Thursday, August 18, 2011


Sunday morning, I woke up rather earlier than I usually do.  I'm not a morning person.  I hate the feeling of coming out of a cocoon, of giving up on the imagined world in my dreams.  I've never liked the groggy, painful feeling of opening my eyes to light.  All I want is to burrow back under the covers, every day.

But Sunday was different.  At nearly 20 weeks, I have to get up to go to the bathroom whether my eyes are adjusted to the light or not.  I would usually fall back asleep, except on Sunday, I just wasn't able to.  I laid there on my back, watching the fan and listening to morning sounds I never hear (husband breathing, dog getting up, the morning birds in the backyard).  The soundtrack, really, for the kicking.

Who knows - baby might have been "fluttering," dancing, waking up on his or her own and stretching.  This was just the first time I felt any of that.  It was a breathtaking experience.

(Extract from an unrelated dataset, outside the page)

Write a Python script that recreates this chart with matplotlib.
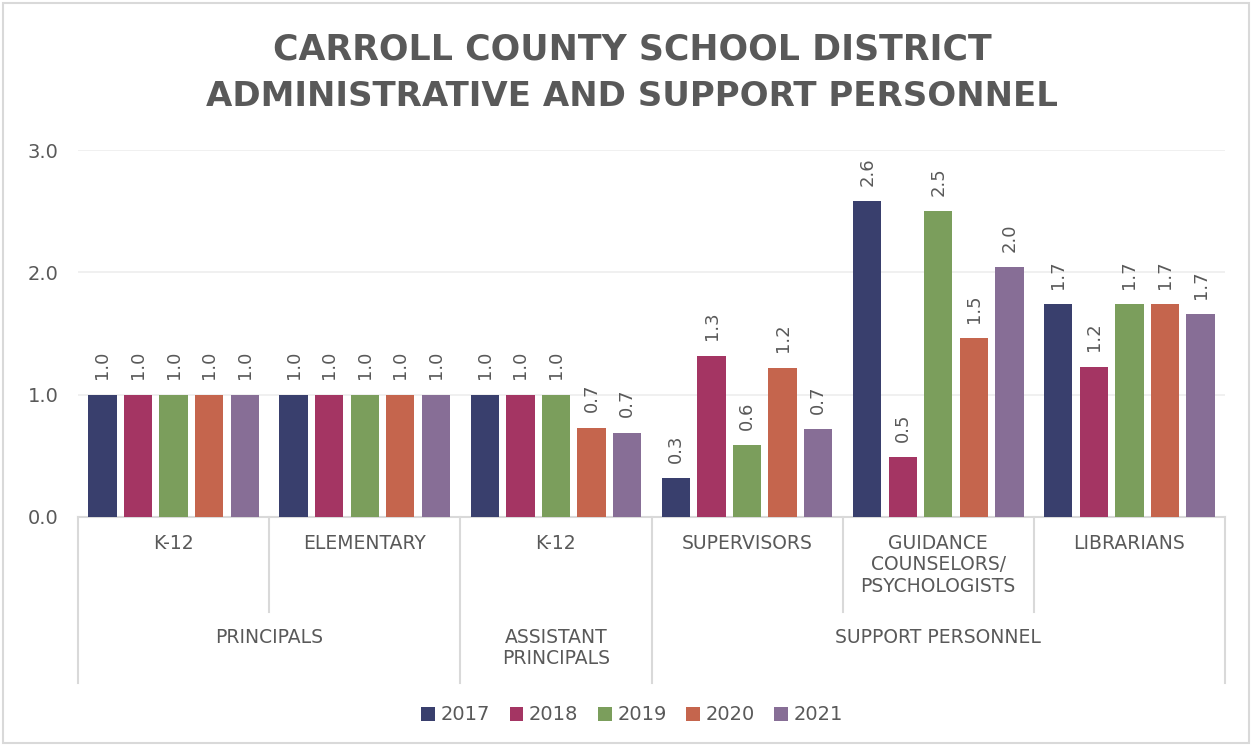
import numpy as np
import matplotlib
matplotlib.use("Agg")
import matplotlib.pyplot as plt
from matplotlib.transforms import blended_transform_factory
from matplotlib.patches import Rectangle, Patch
from matplotlib.lines import Line2D

# -------------------------------
# Data
# -------------------------------
years = ["2017", "2018", "2019", "2020", "2021"]
sub_categories = ["K-12", "ELEMENTARY", "K-12", "SUPERVISORS",
                  "GUIDANCE\nCOUNSELORS/\nPSYCHOLOGISTS", "LIBRARIANS"]
main_categories = ["PRINCIPALS", "ASSISTANT\nPRINCIPALS", "SUPPORT PERSONNEL"]
main_spans = [(0, 2), (2, 3), (3, 6)]

v2017 = [1.00, 1.00, 1.00, 0.32, 2.58, 1.74]
v2018 = [1.00, 1.00, 1.00, 1.32, 0.49, 1.23]
v2019 = [1.00, 1.00, 1.00, 0.59, 2.50, 1.74]
v2020 = [1.00, 1.00, 0.73, 1.22, 1.46, 1.74]
v2021 = [1.00, 1.00, 0.69, 0.72, 2.04, 1.66]
series = [v2017, v2018, v2019, v2020, v2021]

colors = ["#393f6d", "#a43563", "#7b9e5c", "#c5654d", "#876e96"]
text_col = "#595959"
line_col = "#d9d9d9"

plt.rcParams['font.family'] = ['DejaVu Sans']

# -------------------------------
# Figure
# -------------------------------
fig = plt.figure(figsize=(12.52, 7.46), dpi=100)
ax = fig.add_axes([78/1252, 1 - 517/746, (1225 - 78)/1252, (517 - 150)/746])

# outer frame
fig.patches.append(Rectangle((3/1252, 3/746), 1 - 6/1252, 1 - 6/746,
                             transform=fig.transFigure, fill=False,
                             edgecolor=line_col, linewidth=1.5))

x = np.arange(len(sub_categories))
step = 0.186
width = 0.148
for j, (vals, c) in enumerate(zip(series, colors)):
    pos = x + (j - 2) * step
    ax.bar(pos, vals, width=width, color=c, zorder=3, label=years[j])
    for p, v in zip(pos, vals):
        ax.annotate(f"{v:.1f}", (p, v), xytext=(0, 11), textcoords="offset points",
                    rotation=90, ha="center", va="bottom", fontsize=13,
                    color=text_col)

ax.set_xlim(-0.5, len(sub_categories) - 0.5)
ax.set_ylim(0, 3)
ax.set_yticks([0, 1, 2, 3])
ax.set_yticklabels(["0.0", "1.0", "2.0", "3.0"])
ax.tick_params(axis="y", length=0, pad=14, labelsize=14, labelcolor=text_col)
ax.set_xticks([])
ax.grid(axis="y", color="#efefef", linewidth=1.3, zorder=0)
for s in ["top", "right", "left"]:
    ax.spines[s].set_visible(False)
ax.spines["bottom"].set_color(line_col)
ax.spines["bottom"].set_linewidth(1.5)

# -------------------------------
# Two-level category axis
# -------------------------------
trans = blended_transform_factory(ax.transData, fig.transFigure)
y_axis = 1 - 517/746
y_inner = 1 - 612/746
y_outer = 1 - 683/746

outer_bounds = [s[0] - 0.5 for s in main_spans] + [main_spans[-1][1] - 0.5]
for b in np.arange(len(sub_categories) + 1) - 0.5:
    bottom = y_outer if b in outer_bounds else y_inner
    fig.lines.append(Line2D([b, b], [y_axis, bottom], transform=trans,
                            color=line_col, linewidth=1.5))

for i, lab in enumerate(sub_categories):
    fig.text(i, 1 - 534/746, lab, transform=trans, ha="center", va="top",
             fontsize=13.5, color=text_col, linespacing=1.15)

for lab, (a, b) in zip(main_categories, main_spans):
    fig.text((a + b - 1) / 2, 1 - 628/746, lab, transform=trans, ha="center",
             va="top", fontsize=13.5, color=text_col, linespacing=1.15)

# -------------------------------
# Title and legend
# -------------------------------
fig.text(0.505, 1 - 50/746, "CARROLL COUNTY SCHOOL DISTRICT", ha="center",
         va="center", fontsize=25, fontweight="bold", color=text_col)
fig.text(0.505, 1 - 97/746, "ADMINISTRATIVE AND SUPPORT PERSONNEL", ha="center",
         va="center", fontsize=24.5, fontweight="bold", color=text_col)

handles = [Patch(facecolor=c, label=y) for c, y in zip(colors, years)]
fig.legend(handles=handles, loc="center", bbox_to_anchor=(0.505, 1 - 715/746),
           ncol=5, frameon=False, fontsize=14, handlelength=0.7, handleheight=0.7,
           handletextpad=0.3, columnspacing=1.0, labelcolor=text_col)

fig.savefig("out.png", dpi=100)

This whole week, I've been able to feel the baby move, and for the first time, I feel real excitement over meeting my little one.  I actually *feel* pregnant, too, and more so because this week also marks the first time I've had to wear a BeBand or my maternity shorts consistently.  I'm officially "showing" (though I admit, it chafes a little when people tell me so - another post for another time, perhaps).

I understand the kicking, or whatever my little one is up to, because for me it represents emotions that are familiar; kicking, stretching, just moving around are all things I associate with a need to break free.  A restlessness has begun.  Senioritis, you might say, a little early.  Baby wants to really stretch, though baby could not articulate it.  The halfway mark is important because it indicates that you're halfway to the end.  Appropriate that it would be now that baby is moving so much that I can tell.


No update on Mom tonight.  Dad called yesterday to let me know that she's had some "episodes" and that her systolic blood pressure is virtually undetectable.  We are counting hours, again.  She is ready to move on - and who can blame her, trapped in a body that has long since abandoned its function.